### [OBJECTIVE]
Return verbatim everything from the first line through the line that contains "import * as d3 from 'd3';", and stop there.

### [DATA EXCERPT]
--- start ---
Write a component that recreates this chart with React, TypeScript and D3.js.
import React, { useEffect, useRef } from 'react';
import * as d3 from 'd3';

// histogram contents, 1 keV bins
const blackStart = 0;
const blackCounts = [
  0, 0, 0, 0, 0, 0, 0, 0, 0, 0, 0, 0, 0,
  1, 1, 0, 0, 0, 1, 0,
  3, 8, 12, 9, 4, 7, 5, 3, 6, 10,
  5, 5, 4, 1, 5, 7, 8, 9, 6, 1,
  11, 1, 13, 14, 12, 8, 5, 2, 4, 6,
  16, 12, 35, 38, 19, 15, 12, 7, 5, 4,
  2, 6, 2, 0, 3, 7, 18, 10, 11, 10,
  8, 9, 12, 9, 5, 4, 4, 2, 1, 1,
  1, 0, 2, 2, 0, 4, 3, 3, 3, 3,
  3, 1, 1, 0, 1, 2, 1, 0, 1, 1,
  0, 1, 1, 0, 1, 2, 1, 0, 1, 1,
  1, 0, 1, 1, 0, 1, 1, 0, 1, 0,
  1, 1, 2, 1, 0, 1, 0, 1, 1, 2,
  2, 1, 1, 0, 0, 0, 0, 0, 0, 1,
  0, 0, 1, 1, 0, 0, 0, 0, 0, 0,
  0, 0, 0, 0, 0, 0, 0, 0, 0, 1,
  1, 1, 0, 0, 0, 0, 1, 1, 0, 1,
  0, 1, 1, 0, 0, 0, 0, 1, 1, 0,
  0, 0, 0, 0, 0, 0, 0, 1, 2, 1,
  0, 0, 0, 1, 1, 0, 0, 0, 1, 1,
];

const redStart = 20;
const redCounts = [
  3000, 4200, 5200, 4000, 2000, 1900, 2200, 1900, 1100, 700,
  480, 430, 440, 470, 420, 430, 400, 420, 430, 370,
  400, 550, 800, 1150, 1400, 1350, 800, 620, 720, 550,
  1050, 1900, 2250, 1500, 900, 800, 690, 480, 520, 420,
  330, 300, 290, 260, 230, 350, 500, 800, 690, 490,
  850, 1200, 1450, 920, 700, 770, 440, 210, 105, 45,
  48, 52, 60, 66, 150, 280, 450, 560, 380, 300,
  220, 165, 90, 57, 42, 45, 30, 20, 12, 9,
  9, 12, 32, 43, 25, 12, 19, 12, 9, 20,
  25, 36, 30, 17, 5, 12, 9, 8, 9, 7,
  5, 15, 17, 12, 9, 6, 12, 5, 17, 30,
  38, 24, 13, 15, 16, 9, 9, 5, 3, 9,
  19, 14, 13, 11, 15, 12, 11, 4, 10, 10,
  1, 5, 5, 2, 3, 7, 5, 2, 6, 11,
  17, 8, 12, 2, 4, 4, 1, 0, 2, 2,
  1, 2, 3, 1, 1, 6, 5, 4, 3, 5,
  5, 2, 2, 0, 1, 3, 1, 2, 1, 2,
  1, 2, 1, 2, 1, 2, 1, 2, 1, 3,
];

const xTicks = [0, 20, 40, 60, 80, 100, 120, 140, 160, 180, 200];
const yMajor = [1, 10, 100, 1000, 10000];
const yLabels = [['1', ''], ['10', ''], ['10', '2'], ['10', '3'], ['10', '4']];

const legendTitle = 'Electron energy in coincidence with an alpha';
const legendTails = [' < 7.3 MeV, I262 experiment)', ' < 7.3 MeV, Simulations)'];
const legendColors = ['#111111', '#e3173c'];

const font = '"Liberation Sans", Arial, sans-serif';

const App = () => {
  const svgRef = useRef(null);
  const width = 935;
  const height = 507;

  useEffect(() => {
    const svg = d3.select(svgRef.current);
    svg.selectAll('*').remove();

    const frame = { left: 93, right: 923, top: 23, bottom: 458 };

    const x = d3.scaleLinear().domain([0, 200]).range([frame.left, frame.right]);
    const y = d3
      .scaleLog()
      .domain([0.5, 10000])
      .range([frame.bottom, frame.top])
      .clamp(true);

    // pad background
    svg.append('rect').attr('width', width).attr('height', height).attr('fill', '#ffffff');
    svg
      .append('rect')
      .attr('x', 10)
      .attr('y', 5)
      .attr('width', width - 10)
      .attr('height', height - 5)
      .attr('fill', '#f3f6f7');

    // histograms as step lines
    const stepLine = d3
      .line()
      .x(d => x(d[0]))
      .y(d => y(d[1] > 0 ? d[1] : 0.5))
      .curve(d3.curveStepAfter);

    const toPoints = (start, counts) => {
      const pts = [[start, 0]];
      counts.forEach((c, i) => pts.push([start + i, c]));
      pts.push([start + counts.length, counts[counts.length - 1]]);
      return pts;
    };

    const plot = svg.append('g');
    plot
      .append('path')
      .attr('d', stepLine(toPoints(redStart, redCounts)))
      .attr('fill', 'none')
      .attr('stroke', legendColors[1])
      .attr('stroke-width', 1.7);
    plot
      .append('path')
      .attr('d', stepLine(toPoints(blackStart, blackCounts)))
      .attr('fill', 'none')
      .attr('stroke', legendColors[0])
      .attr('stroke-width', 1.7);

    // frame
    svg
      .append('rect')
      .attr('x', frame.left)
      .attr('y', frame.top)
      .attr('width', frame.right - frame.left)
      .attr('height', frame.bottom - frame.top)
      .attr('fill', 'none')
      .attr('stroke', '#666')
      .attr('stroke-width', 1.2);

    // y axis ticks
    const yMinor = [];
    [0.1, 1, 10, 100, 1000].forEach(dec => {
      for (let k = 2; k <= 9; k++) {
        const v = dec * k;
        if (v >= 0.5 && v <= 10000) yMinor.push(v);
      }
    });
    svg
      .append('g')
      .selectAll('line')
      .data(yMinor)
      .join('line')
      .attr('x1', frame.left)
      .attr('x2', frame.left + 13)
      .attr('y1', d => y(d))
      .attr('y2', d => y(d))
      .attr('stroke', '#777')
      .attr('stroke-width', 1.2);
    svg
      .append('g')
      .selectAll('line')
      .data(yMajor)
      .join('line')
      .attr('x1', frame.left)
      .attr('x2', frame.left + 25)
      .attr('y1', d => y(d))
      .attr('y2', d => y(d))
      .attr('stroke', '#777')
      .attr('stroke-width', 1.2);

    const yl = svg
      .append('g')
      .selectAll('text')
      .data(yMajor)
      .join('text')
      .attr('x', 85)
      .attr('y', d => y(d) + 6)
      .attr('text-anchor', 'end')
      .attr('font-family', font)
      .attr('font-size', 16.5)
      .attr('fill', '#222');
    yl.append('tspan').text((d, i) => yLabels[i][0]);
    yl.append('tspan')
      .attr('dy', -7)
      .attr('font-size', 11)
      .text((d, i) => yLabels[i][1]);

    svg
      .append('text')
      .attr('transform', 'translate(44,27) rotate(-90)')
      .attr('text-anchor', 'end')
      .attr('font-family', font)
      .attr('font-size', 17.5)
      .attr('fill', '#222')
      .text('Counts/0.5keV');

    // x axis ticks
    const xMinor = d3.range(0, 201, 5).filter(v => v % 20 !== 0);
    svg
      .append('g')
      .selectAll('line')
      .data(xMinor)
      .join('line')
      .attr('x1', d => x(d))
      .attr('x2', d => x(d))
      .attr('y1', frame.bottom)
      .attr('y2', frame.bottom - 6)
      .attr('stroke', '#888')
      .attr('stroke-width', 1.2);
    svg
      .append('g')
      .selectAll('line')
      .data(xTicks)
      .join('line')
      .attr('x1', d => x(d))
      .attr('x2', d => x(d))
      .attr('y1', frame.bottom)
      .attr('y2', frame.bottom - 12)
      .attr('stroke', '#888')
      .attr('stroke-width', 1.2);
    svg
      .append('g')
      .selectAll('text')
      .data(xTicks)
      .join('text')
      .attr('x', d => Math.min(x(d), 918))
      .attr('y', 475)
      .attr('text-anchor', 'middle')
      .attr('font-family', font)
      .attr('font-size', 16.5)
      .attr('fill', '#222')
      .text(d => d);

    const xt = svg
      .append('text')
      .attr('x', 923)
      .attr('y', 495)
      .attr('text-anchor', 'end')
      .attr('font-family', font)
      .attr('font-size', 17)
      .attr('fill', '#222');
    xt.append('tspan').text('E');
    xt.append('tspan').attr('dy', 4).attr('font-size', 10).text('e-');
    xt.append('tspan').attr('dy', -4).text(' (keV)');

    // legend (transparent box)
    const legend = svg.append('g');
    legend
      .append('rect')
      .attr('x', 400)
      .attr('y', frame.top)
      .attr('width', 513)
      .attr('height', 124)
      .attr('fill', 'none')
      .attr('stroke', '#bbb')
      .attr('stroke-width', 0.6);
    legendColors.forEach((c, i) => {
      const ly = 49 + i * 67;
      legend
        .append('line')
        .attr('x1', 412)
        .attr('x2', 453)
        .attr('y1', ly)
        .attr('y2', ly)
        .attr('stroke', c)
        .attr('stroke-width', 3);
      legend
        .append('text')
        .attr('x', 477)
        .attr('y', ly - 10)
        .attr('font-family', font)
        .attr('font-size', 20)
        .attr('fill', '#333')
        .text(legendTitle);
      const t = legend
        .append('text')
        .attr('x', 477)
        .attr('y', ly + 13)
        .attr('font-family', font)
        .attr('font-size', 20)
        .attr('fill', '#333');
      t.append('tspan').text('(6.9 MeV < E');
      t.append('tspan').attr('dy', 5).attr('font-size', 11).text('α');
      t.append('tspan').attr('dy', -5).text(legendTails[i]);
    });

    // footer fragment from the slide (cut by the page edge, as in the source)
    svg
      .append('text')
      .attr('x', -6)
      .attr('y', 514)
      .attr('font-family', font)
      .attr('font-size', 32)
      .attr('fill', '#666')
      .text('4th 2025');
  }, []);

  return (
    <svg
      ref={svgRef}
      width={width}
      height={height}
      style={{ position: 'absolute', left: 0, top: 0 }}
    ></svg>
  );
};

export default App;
--- end ---
### [RESPONSE BELOW]
Write a component that recreates this chart with React, TypeScript and D3.js.
import React, { useEffect, useRef } from 'react';
import * as d3 from 'd3';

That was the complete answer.